— START Information given —

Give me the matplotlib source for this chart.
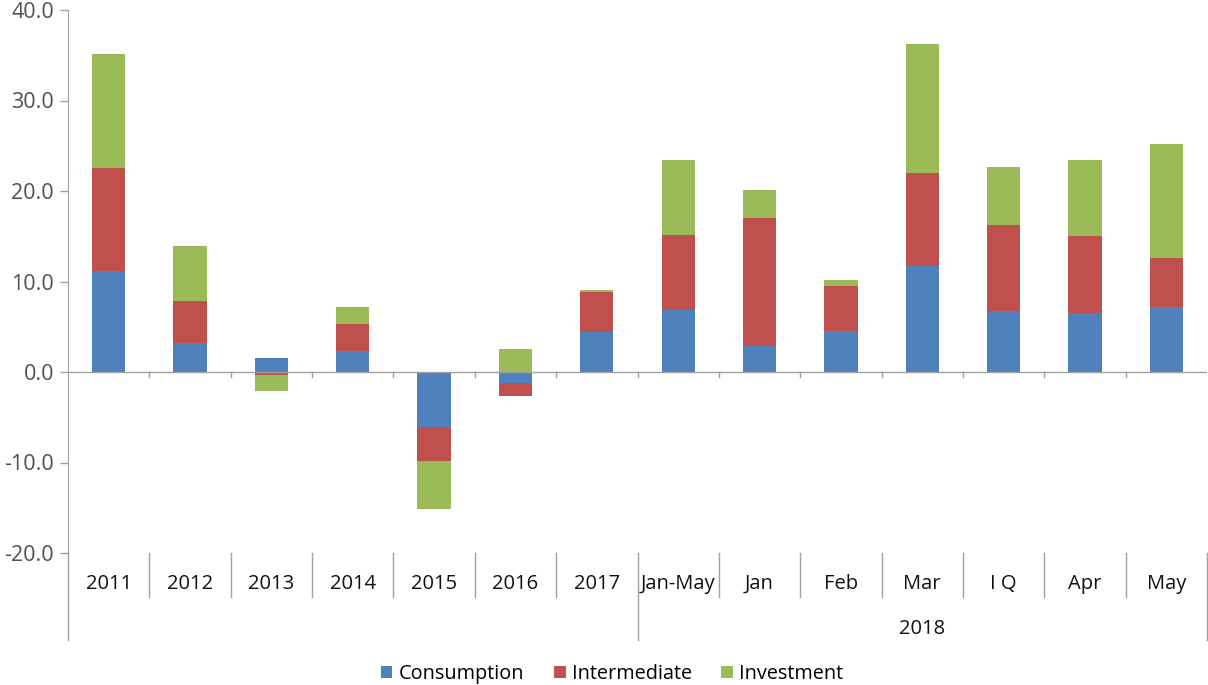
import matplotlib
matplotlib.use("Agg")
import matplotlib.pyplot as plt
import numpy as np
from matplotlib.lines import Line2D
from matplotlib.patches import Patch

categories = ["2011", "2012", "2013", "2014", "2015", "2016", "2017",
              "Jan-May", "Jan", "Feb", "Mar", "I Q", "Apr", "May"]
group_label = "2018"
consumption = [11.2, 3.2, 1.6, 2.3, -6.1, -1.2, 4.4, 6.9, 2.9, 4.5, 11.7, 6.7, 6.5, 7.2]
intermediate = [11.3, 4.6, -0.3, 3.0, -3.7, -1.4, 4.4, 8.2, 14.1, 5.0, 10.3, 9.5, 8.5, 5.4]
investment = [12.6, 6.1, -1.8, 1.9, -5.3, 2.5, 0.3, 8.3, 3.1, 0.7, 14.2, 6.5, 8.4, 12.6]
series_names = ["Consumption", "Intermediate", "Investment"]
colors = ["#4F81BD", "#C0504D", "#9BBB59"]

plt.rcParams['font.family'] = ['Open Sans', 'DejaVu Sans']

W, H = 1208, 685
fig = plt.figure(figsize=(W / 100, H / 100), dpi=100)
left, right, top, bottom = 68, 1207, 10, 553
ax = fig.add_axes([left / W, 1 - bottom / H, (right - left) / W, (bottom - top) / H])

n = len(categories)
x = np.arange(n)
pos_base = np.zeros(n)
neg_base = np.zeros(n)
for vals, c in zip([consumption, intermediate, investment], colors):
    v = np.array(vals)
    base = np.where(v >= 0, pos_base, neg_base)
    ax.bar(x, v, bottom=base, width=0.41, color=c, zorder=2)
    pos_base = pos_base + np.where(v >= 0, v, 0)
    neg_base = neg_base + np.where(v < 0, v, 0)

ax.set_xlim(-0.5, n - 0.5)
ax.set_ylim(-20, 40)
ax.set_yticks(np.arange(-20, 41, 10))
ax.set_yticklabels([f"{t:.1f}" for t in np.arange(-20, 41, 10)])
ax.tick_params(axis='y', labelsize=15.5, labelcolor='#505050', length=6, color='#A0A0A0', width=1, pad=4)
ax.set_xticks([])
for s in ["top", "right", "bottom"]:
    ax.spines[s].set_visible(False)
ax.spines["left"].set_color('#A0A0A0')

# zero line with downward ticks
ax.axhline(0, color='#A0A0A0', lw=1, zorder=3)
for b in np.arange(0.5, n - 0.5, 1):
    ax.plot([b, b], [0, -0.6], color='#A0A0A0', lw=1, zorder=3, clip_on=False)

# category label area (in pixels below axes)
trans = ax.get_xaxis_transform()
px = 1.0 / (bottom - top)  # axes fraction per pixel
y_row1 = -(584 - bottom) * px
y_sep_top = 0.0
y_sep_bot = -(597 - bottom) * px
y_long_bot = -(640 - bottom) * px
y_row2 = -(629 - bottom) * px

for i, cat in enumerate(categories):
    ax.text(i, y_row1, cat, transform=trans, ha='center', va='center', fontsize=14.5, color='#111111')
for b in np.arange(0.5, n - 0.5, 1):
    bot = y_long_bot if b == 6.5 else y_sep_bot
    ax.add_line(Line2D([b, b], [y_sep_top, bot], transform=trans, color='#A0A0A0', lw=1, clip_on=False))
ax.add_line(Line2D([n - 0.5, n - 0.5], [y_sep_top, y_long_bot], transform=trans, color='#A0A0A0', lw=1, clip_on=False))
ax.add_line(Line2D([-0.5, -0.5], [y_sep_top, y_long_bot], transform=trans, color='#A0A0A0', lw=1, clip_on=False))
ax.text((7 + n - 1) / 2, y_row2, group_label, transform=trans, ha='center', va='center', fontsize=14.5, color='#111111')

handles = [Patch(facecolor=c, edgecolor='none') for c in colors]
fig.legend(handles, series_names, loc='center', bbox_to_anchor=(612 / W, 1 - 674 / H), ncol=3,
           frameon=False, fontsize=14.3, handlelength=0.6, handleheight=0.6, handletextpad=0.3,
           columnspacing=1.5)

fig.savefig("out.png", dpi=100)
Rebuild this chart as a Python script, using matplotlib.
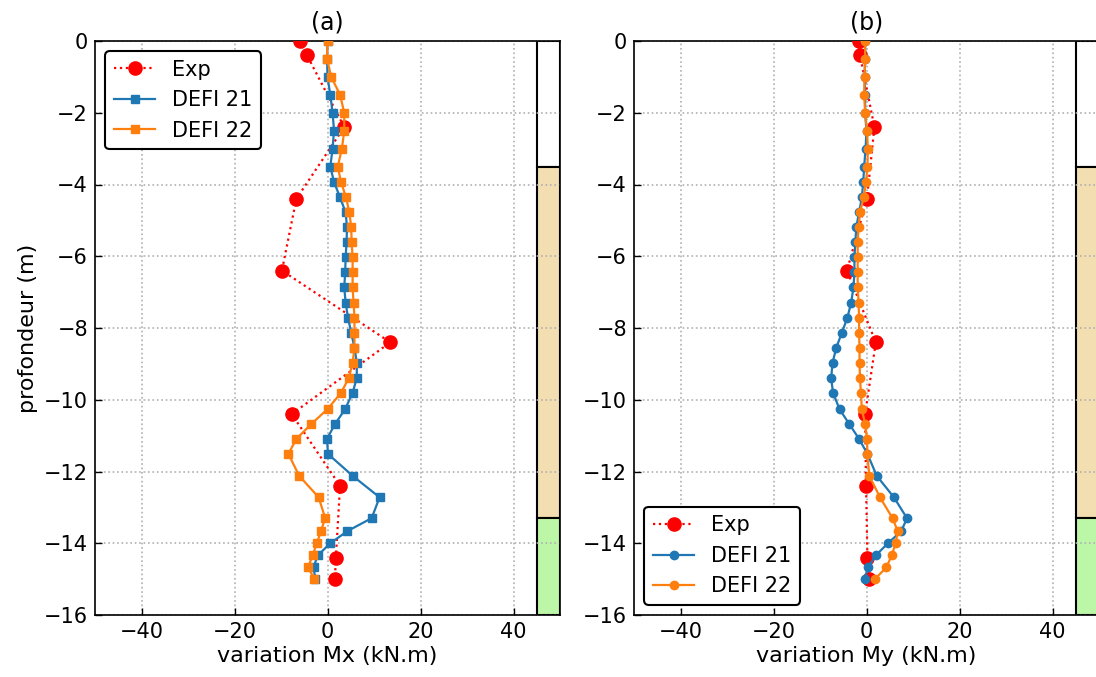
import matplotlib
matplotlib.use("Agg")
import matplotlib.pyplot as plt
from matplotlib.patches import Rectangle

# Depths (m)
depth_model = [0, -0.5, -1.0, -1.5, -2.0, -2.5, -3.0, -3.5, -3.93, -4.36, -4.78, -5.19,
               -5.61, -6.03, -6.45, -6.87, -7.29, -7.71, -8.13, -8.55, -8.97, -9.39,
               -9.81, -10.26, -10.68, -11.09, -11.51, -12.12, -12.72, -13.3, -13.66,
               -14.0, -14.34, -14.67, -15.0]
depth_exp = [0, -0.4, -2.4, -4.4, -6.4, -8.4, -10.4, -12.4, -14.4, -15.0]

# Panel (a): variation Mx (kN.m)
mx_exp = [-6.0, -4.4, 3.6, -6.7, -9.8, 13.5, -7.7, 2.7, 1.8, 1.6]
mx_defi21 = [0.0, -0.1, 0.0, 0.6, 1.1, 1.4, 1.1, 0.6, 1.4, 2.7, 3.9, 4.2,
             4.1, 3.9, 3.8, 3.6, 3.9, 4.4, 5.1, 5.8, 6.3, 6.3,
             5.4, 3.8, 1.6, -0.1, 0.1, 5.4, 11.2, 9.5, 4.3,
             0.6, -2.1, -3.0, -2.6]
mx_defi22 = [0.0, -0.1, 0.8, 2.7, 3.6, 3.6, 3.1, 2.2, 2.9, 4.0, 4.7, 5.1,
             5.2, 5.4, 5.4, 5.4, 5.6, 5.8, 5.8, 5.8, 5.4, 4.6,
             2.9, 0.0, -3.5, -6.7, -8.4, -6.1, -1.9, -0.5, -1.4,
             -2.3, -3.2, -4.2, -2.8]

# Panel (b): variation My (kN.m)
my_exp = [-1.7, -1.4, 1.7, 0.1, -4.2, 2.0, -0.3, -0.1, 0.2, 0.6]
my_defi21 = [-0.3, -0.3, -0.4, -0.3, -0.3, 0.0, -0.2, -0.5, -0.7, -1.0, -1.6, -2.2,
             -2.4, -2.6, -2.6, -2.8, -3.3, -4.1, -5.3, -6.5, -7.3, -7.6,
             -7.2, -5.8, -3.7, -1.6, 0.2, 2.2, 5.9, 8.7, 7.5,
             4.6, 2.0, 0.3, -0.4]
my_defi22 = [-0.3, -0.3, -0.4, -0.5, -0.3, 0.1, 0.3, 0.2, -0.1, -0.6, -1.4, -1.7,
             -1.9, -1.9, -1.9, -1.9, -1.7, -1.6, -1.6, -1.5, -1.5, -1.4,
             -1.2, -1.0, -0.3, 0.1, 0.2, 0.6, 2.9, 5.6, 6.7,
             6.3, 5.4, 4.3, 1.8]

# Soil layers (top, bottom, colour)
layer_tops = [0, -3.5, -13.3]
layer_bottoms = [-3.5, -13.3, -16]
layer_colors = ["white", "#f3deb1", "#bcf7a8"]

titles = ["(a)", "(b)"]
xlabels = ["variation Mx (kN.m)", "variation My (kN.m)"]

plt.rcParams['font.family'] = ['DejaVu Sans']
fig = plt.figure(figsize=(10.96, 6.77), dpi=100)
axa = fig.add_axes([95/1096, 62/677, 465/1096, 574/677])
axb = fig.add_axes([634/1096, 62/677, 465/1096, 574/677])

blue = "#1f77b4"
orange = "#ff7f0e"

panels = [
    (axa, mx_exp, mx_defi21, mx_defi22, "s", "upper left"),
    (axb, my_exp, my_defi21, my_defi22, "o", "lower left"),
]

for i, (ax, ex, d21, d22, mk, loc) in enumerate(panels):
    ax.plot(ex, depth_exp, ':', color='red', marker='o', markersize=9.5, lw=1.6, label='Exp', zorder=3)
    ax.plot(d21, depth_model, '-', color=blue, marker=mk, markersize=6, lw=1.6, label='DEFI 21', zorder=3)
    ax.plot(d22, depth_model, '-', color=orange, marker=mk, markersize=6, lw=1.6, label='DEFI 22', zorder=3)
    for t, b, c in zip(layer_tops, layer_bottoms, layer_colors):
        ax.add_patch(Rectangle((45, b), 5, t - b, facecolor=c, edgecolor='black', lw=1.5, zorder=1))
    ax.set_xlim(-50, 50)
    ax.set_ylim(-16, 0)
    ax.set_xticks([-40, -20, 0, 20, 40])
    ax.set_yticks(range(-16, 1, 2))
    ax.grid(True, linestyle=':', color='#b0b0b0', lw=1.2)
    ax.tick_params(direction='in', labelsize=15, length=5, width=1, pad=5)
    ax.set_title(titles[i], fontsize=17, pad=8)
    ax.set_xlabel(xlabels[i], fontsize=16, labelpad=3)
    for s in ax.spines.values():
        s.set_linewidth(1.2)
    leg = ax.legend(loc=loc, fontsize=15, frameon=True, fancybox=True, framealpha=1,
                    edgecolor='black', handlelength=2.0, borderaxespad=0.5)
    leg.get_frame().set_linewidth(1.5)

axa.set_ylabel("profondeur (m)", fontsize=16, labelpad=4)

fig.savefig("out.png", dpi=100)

— END Information given —
— START Information given —

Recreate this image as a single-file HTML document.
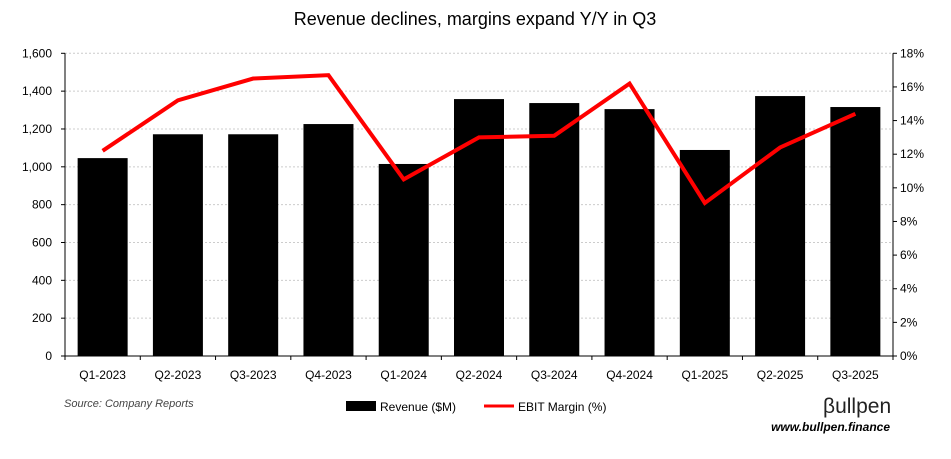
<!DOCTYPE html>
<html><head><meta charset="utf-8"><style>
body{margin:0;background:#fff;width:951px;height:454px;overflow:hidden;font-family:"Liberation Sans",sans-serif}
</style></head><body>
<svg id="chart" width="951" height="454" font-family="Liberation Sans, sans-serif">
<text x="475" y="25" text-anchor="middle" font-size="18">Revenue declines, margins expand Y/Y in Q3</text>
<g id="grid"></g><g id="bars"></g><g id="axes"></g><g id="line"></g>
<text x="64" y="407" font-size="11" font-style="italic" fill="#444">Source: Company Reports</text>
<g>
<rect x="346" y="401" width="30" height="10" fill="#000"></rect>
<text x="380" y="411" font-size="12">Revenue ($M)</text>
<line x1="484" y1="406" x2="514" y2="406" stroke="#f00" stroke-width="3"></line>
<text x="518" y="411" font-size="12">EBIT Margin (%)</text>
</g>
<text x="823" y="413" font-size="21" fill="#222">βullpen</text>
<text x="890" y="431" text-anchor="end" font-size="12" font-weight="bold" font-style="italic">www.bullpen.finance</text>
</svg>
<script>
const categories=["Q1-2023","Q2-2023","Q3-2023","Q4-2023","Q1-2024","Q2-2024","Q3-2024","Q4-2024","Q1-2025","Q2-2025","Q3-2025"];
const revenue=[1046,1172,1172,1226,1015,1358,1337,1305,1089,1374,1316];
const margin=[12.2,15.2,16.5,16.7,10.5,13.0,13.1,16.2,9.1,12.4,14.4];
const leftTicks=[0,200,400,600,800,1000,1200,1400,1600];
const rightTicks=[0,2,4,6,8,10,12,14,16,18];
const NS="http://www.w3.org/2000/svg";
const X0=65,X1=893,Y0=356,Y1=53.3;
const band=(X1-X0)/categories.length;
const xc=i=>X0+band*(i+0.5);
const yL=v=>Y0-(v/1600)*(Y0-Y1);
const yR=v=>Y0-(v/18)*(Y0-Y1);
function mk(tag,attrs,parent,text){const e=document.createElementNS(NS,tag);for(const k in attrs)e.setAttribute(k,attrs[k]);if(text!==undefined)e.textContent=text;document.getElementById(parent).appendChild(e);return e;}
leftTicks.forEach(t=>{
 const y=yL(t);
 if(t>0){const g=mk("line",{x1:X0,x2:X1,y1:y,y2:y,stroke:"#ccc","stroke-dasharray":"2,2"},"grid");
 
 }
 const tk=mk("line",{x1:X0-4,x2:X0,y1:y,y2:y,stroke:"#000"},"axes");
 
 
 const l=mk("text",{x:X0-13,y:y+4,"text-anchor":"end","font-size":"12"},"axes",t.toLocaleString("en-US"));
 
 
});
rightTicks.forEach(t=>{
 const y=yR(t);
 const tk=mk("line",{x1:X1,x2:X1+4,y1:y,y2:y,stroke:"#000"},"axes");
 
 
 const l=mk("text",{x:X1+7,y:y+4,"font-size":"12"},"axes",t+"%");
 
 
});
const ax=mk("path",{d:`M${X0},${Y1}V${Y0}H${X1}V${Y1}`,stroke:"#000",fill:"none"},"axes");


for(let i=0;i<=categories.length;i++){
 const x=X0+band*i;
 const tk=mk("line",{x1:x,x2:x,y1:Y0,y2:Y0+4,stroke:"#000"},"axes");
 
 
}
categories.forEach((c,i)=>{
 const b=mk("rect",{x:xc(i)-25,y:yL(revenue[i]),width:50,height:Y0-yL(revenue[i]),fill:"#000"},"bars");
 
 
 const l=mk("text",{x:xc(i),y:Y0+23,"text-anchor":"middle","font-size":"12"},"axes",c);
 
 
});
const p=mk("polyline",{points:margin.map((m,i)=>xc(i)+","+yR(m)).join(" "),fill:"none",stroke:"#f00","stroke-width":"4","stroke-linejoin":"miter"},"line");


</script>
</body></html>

— END Information given —
— START Information given —

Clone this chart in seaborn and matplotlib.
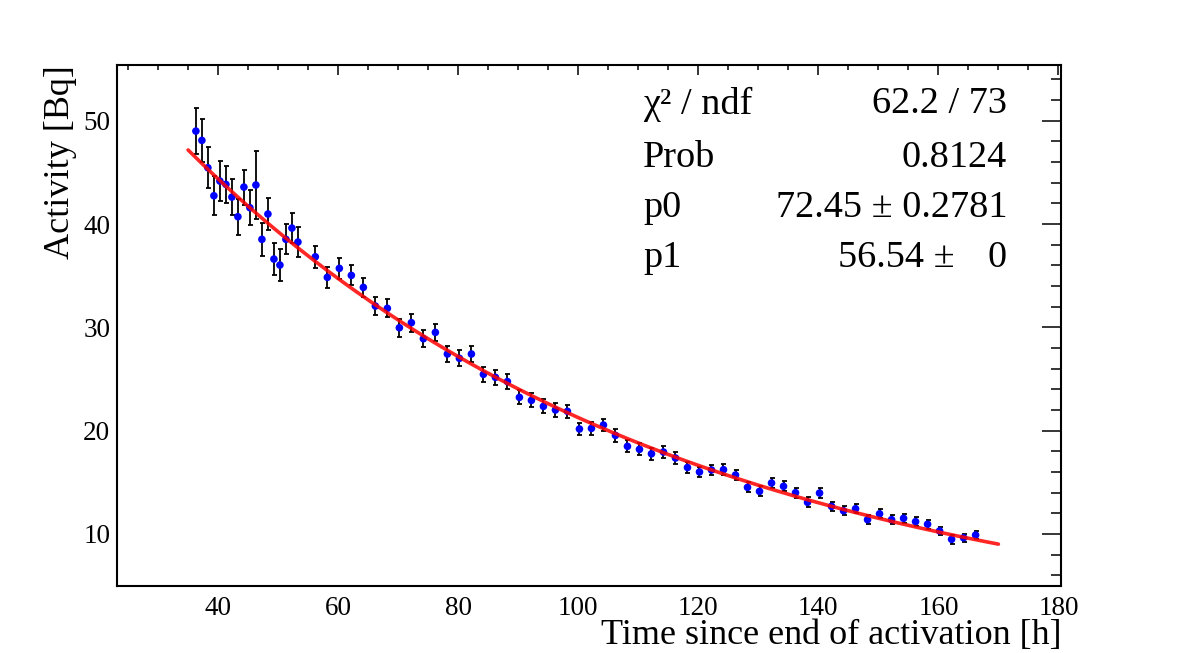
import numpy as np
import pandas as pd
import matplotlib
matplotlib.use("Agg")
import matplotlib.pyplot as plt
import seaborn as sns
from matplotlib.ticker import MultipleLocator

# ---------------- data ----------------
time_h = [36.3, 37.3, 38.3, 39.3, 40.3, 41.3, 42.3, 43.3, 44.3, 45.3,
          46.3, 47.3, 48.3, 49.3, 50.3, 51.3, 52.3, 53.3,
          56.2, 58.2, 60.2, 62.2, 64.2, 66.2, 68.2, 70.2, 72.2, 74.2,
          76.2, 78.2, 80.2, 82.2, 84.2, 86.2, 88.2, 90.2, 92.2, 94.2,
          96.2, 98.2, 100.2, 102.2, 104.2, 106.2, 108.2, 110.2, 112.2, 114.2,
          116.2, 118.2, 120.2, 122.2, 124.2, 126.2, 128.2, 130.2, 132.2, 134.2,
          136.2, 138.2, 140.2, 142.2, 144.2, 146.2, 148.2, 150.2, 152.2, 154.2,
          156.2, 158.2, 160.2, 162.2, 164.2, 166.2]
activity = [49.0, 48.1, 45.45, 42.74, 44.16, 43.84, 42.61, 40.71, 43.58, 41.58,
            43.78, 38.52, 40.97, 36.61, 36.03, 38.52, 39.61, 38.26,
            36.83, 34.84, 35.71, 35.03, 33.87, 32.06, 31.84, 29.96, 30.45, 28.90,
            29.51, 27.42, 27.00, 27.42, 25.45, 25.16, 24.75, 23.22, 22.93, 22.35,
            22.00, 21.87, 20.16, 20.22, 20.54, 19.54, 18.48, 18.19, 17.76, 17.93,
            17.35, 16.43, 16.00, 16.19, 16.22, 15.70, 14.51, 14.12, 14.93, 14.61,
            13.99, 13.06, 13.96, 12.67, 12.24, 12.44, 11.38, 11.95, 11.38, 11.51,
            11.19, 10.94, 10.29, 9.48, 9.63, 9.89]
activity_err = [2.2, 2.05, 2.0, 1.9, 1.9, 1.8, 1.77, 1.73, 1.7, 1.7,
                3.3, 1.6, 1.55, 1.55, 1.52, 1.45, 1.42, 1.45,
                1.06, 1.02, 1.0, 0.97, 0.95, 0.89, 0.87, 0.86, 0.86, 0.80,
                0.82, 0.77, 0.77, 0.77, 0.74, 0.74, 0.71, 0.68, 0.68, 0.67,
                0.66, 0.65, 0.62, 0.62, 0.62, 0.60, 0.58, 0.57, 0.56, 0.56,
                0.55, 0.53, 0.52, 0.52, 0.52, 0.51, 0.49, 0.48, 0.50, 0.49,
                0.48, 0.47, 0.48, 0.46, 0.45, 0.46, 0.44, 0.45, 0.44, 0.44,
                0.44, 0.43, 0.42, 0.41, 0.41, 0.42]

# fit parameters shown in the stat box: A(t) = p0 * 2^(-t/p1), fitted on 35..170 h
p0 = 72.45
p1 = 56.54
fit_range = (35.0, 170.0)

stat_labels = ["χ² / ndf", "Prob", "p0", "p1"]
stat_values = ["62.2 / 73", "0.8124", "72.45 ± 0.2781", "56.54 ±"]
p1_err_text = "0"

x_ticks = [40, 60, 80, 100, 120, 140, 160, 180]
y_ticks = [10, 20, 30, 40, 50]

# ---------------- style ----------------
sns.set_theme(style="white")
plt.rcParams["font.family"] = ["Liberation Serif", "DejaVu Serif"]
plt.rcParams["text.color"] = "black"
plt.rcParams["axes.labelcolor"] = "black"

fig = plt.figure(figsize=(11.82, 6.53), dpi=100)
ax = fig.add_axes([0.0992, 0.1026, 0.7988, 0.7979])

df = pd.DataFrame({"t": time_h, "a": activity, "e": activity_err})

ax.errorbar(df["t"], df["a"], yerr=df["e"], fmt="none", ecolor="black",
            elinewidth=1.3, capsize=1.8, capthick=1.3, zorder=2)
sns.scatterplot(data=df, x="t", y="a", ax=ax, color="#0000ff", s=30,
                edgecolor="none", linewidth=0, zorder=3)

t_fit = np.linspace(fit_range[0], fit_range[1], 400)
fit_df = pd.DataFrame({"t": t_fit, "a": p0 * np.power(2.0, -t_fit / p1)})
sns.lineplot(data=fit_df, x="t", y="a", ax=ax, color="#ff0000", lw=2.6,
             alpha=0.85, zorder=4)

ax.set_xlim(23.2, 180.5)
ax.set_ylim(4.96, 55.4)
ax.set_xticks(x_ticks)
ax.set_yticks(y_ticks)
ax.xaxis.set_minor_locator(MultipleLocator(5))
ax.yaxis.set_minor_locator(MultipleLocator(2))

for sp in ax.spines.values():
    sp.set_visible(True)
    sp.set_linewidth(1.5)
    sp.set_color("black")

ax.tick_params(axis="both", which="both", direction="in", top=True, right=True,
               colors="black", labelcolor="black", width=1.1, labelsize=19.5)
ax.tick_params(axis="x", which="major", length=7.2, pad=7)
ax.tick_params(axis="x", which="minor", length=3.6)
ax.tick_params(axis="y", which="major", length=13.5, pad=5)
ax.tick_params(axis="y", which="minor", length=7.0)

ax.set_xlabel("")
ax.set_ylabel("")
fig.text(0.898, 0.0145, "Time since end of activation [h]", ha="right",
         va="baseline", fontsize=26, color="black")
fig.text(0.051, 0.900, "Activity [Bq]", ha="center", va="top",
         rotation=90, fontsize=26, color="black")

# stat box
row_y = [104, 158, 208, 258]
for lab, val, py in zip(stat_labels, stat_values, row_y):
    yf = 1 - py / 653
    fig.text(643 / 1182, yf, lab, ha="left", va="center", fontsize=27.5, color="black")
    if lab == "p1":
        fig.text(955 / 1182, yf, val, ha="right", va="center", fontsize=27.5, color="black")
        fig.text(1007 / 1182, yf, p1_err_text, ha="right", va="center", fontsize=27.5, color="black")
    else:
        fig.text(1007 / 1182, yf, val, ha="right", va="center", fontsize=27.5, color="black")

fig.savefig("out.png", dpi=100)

— END Information given —

What lines above run from the one with "Clone this chart in seaborn and matplotlib." to the one with "from matplotlib.ticker import MultipleLocator"? Give them again exactly, ends included, and leave the pictures out.

**Complete output**
Clone this chart in seaborn and matplotlib.
import numpy as np
import pandas as pd
import matplotlib
matplotlib.use("Agg")
import matplotlib.pyplot as plt
import seaborn as sns
from matplotlib.ticker import MultipleLocator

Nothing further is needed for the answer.